Collected material:
******

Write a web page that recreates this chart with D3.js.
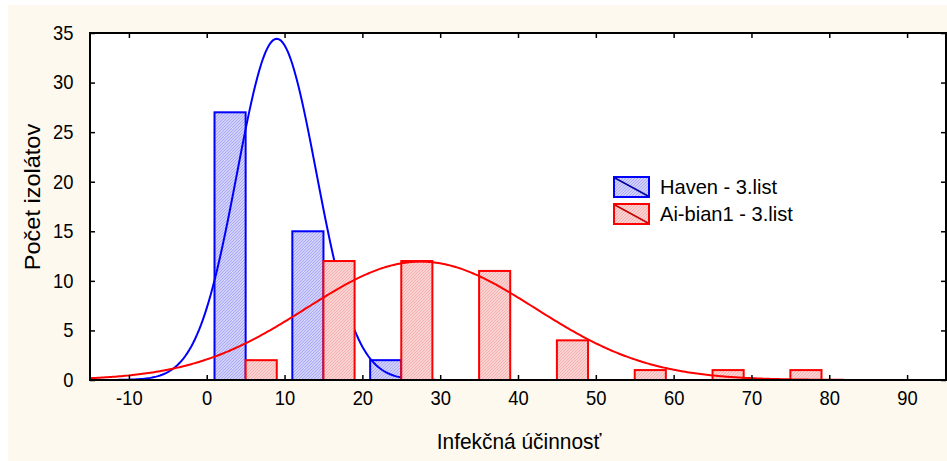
<!DOCTYPE html>
<html>
<head>
<meta charset="utf-8">
<script src="https://cdn.jsdelivr.net/npm/d3@7"></script>
<style>
  body { margin: 0; background: #fff; }
  text { font-family: "Liberation Sans", Arial, sans-serif; }
</style>
</head>
<body>
<script>
// histogram bins (start of each 10-wide bin)
const binStarts = [-10, 0, 10, 20, 30, 40, 50, 60, 70, 80]
const havenCounts = [0, 27, 15, 2, 0, 0, 0, 0, 0, 0]
const aibianCounts = [0, 2, 12, 12, 11, 4, 1, 1, 1, 0]
const seriesNames = ['Haven - 3.list', 'Ai-bian1 - 3.list']
const xTicks = [-10, 0, 10, 20, 30, 40, 50, 60, 70, 80, 90]
const yTicks = [0, 5, 10, 15, 20, 25, 30, 35]
// fitted normal curves
const havenFit = { mean: 9, sd: 5.1 }
const aibianFit = { mean: 27.5, sd: 14.7 }
const binWidth = 10

const W = 947, H = 461
const plot = { left: 90, top: 33, right: 946, bottom: 380 }

const svg = d3.select('body').append('svg')
  .attr('width', W).attr('height', H)

// beige panel
svg.append('rect').attr('x', 8).attr('y', 5)
  .attr('width', W - 8).attr('height', H - 5)
  .attr('fill', '#fdf9ef')

const defs = svg.append('defs')
function hatch(id, bg, line) {
  const p = defs.append('pattern').attr('id', id)
    .attr('patternUnits', 'userSpaceOnUse').attr('width', 3).attr('height', 3)
  p.append('rect').attr('width', 3).attr('height', 3).attr('fill', bg)
  p.append('path').attr('d', 'M0,3 L3,0 M-1,1 L1,-1 M2,4 L4,2')
    .attr('stroke', line).attr('stroke-width', 0.8)
}
hatch('hBlue', '#d0d0fb', '#a0a0f2')
hatch('hRed', '#fbd2d2', '#f2a8a8')

const x = d3.scaleLinear().domain([-15, 95]).range([plot.left, plot.right])
const y = d3.scaleLinear().domain([0, 35]).range([plot.bottom, plot.top])

svg.append('rect')
  .attr('x', plot.left).attr('y', plot.top)
  .attr('width', plot.right - plot.left).attr('height', plot.bottom - plot.top)
  .attr('fill', '#fff')

const g = svg.append('g')

function drawBars(counts, offset, fill, stroke) {
  g.append('g').selectAll('rect')
    .data(binStarts.map((b, i) => ({ b, c: counts[i] })))
    .enter().append('rect')
    .attr('x', d => x(d.b + offset))
    .attr('width', x(4) - x(0))
    .attr('y', d => y(d.c))
    .attr('height', d => y(0) - y(d.c))
    .attr('fill', fill)
    .attr('stroke', stroke)
    .attr('stroke-width', 2)
}

function drawCurve(fit, counts, stroke) {
  const n = d3.sum(counts)
  const pts = d3.range(-15, 95.01, 0.25).map(v => [v,
    n * binWidth * Math.exp(-((v - fit.mean) ** 2) / (2 * fit.sd * fit.sd)) / (fit.sd * Math.sqrt(2 * Math.PI))])
  g.append('path')
    .attr('d', d3.line().x(d => x(d[0])).y(d => y(d[1]))(pts))
    .attr('fill', 'none').attr('stroke', stroke).attr('stroke-width', 2)
}

// draw order matters: blue curve sits under the red bars
drawBars(havenCounts, 1, 'url(#hBlue)', '#0000ff')
drawCurve(havenFit, havenCounts, '#0000ff')
drawBars(aibianCounts, 5, 'url(#hRed)', '#ff0000')
drawCurve(aibianFit, aibianCounts, '#ff0000')

// axes, ticks pointing inward on all four sides
const plain = d => String(d)
svg.append('g').attr('class', 'xaxis').attr('transform', `translate(0,${plot.bottom})`)
  .call(d3.axisBottom(x).tickValues(xTicks).tickFormat(plain).tickSizeInner(-5).tickSizeOuter(0).tickPadding(11))
svg.append('g').attr('class', 'yaxis').attr('transform', `translate(${plot.left},0)`)
  .call(d3.axisLeft(y).tickValues(yTicks).tickFormat(plain).tickSizeInner(-5).tickSizeOuter(0).tickPadding(18))
svg.append('g').attr('transform', `translate(0,${plot.top})`)
  .call(d3.axisTop(x).tickValues(xTicks).tickSizeInner(-5).tickSizeOuter(0).tickFormat(''))
svg.append('g').attr('transform', `translate(${plot.right},0)`)
  .call(d3.axisRight(y).tickValues(yTicks).tickSizeInner(-5).tickSizeOuter(0).tickFormat(''))
svg.selectAll('.domain').remove()
svg.selectAll('.tick line').attr('stroke', '#000').attr('stroke-width', 1.5)
svg.selectAll('.tick text').attr('font-size', '20px').attr('fill', '#000')
  .style('font-family', '"Liberation Sans", Arial, sans-serif')
  .attr('transform', 'scale(0.92,1)')

svg.append('rect')
  .attr('x', plot.left).attr('y', plot.top)
  .attr('width', plot.right - plot.left).attr('height', plot.bottom - plot.top)
  .attr('fill', 'none').attr('stroke', '#000').attr('stroke-width', 2)

// axis titles (source text is a bit condensed)
svg.append('text')
  .attr('transform', 'translate(519,449) scale(0.95,1)')
  .attr('text-anchor', 'middle').attr('font-size', '22px')
  .text('Infekčná účinnosť')
svg.append('text')
  .attr('transform', 'translate(40,197) rotate(-90) scale(1,0.93)')
  .attr('text-anchor', 'middle').attr('font-size', '23.5px')
  .text('Počet izolátov')

// legend
const legend = svg.append('g')
const lg = [
  { name: seriesNames[0], fill: 'url(#hBlue)', stroke: '#0000ff', line: '#0000a0' },
  { name: seriesNames[1], fill: 'url(#hRed)', stroke: '#ff0000', line: '#c00000' }
]
lg.forEach((d, i) => {
  const yy = 177 + i * 27
  legend.append('rect').attr('x', 614).attr('y', yy).attr('width', 35).attr('height', 20)
    .attr('fill', d.fill).attr('stroke', d.stroke).attr('stroke-width', 2)
  legend.append('line').attr('x1', 615).attr('y1', yy + 1).attr('x2', 648).attr('y2', yy + 19)
    .attr('stroke', d.line).attr('stroke-width', 1.5)
  legend.append('text')
    .attr('transform', `translate(660,${yy + 17}) scale(0.98,1)`)
    .attr('font-size', '20.5px').text(d.name)
})
</script>
</body>
</html>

******

Task description:
Copy every line of the data exactly as written, excluding the pictures.

Final result:
Write a web page that recreates this chart with D3.js.
<!DOCTYPE html>
<html>
<head>
<meta charset="utf-8">
<script src="https://cdn.jsdelivr.net/npm/d3@7"></script>
<style>
  body { margin: 0; background: #fff; }
  text { font-family: "Liberation Sans", Arial, sans-serif; }
</style>
</head>
<body>
<script>
// histogram bins (start of each 10-wide bin)
const binStarts = [-10, 0, 10, 20, 30, 40, 50, 60, 70, 80]
const havenCounts = [0, 27, 15, 2, 0, 0, 0, 0, 0, 0]
const aibianCounts = [0, 2, 12, 12, 11, 4, 1, 1, 1, 0]
const seriesNames = ['Haven - 3.list', 'Ai-bian1 - 3.list']
const xTicks = [-10, 0, 10, 20, 30, 40, 50, 60, 70, 80, 90]
const yTicks = [0, 5, 10, 15, 20, 25, 30, 35]
// fitted normal curves
const havenFit = { mean: 9, sd: 5.1 }
const aibianFit = { mean: 27.5, sd: 14.7 }
const binWidth = 10

const W = 947, H = 461
const plot = { left: 90, top: 33, right: 946, bottom: 380 }

const svg = d3.select('body').append('svg')
  .attr('width', W).attr('height', H)

// beige panel
svg.append('rect').attr('x', 8).attr('y', 5)
  .attr('width', W - 8).attr('height', H - 5)
  .attr('fill', '#fdf9ef')

const defs = svg.append('defs')
function hatch(id, bg, line) {
  const p = defs.append('pattern').attr('id', id)
    .attr('patternUnits', 'userSpaceOnUse').attr('width', 3).attr('height', 3)
  p.append('rect').attr('width', 3).attr('height', 3).attr('fill', bg)
  p.append('path').attr('d', 'M0,3 L3,0 M-1,1 L1,-1 M2,4 L4,2')
    .attr('stroke', line).attr('stroke-width', 0.8)
}
hatch('hBlue', '#d0d0fb', '#a0a0f2')
hatch('hRed', '#fbd2d2', '#f2a8a8')

const x = d3.scaleLinear().domain([-15, 95]).range([plot.left, plot.right])
const y = d3.scaleLinear().domain([0, 35]).range([plot.bottom, plot.top])

svg.append('rect')
  .attr('x', plot.left).attr('y', plot.top)
  .attr('width', plot.right - plot.left).attr('height', plot.bottom - plot.top)
  .attr('fill', '#fff')

const g = svg.append('g')

function drawBars(counts, offset, fill, stroke) {
  g.append('g').selectAll('rect')
    .data(binStarts.map((b, i) => ({ b, c: counts[i] })))
    .enter().append('rect')
    .attr('x', d => x(d.b + offset))
    .attr('width', x(4) - x(0))
    .attr('y', d => y(d.c))
    .attr('height', d => y(0) - y(d.c))
    .attr('fill', fill)
    .attr('stroke', stroke)
    .attr('stroke-width', 2)
}

function drawCurve(fit, counts, stroke) {
  const n = d3.sum(counts)
  const pts = d3.range(-15, 95.01, 0.25).map(v => [v,
    n * binWidth * Math.exp(-((v - fit.mean) ** 2) / (2 * fit.sd * fit.sd)) / (fit.sd * Math.sqrt(2 * Math.PI))])
  g.append('path')
    .attr('d', d3.line().x(d => x(d[0])).y(d => y(d[1]))(pts))
    .attr('fill', 'none').attr('stroke', stroke).attr('stroke-width', 2)
}

// draw order matters: blue curve sits under the red bars
drawBars(havenCounts, 1, 'url(#hBlue)', '#0000ff')
drawCurve(havenFit, havenCounts, '#0000ff')
drawBars(aibianCounts, 5, 'url(#hRed)', '#ff0000')
drawCurve(aibianFit, aibianCounts, '#ff0000')

// axes, ticks pointing inward on all four sides
const plain = d => String(d)
svg.append('g').attr('class', 'xaxis').attr('transform', `translate(0,${plot.bottom})`)
  .call(d3.axisBottom(x).tickValues(xTicks).tickFormat(plain).tickSizeInner(-5).tickSizeOuter(0).tickPadding(11))
svg.append('g').attr('class', 'yaxis').attr('transform', `translate(${plot.left},0)`)
  .call(d3.axisLeft(y).tickValues(yTicks).tickFormat(plain).tickSizeInner(-5).tickSizeOuter(0).tickPadding(18))
svg.append('g').attr('transform', `translate(0,${plot.top})`)
  .call(d3.axisTop(x).tickValues(xTicks).tickSizeInner(-5).tickSizeOuter(0).tickFormat(''))
svg.append('g').attr('transform', `translate(${plot.right},0)`)
  .call(d3.axisRight(y).tickValues(yTicks).tickSizeInner(-5).tickSizeOuter(0).tickFormat(''))
svg.selectAll('.domain').remove()
svg.selectAll('.tick line').attr('stroke', '#000').attr('stroke-width', 1.5)
svg.selectAll('.tick text').attr('font-size', '20px').attr('fill', '#000')
  .style('font-family', '"Liberation Sans", Arial, sans-serif')
  .attr('transform', 'scale(0.92,1)')

svg.append('rect')
  .attr('x', plot.left).attr('y', plot.top)
  .attr('width', plot.right - plot.left).attr('height', plot.bottom - plot.top)
  .attr('fill', 'none').attr('stroke', '#000').attr('stroke-width', 2)

// axis titles (source text is a bit condensed)
svg.append('text')
  .attr('transform', 'translate(519,449) scale(0.95,1)')
  .attr('text-anchor', 'middle').attr('font-size', '22px')
  .text('Infekčná účinnosť')
svg.append('text')
  .attr('transform', 'translate(40,197) rotate(-90) scale(1,0.93)')
  .attr('text-anchor', 'middle').attr('font-size', '23.5px')
  .text('Počet izolátov')

// legend
const legend = svg.append('g')
const lg = [
  { name: seriesNames[0], fill: 'url(#hBlue)', stroke: '#0000ff', line: '#0000a0' },
  { name: seriesNames[1], fill: 'url(#hRed)', stroke: '#ff0000', line: '#c00000' }
]
lg.forEach((d, i) => {
  const yy = 177 + i * 27
  legend.append('rect').attr('x', 614).attr('y', yy).attr('width', 35).attr('height', 20)
    .attr('fill', d.fill).attr('stroke', d.stroke).attr('stroke-width', 2)
  legend.append('line').attr('x1', 615).attr('y1', yy + 1).attr('x2', 648).attr('y2', yy + 19)
    .attr('stroke', d.line).attr('stroke-width', 1.5)
  legend.append('text')
    .attr('transform', `translate(660,${yy + 17}) scale(0.98,1)`)
    .attr('font-size', '20.5px').text(d.name)
})
</script>
</body>
</html>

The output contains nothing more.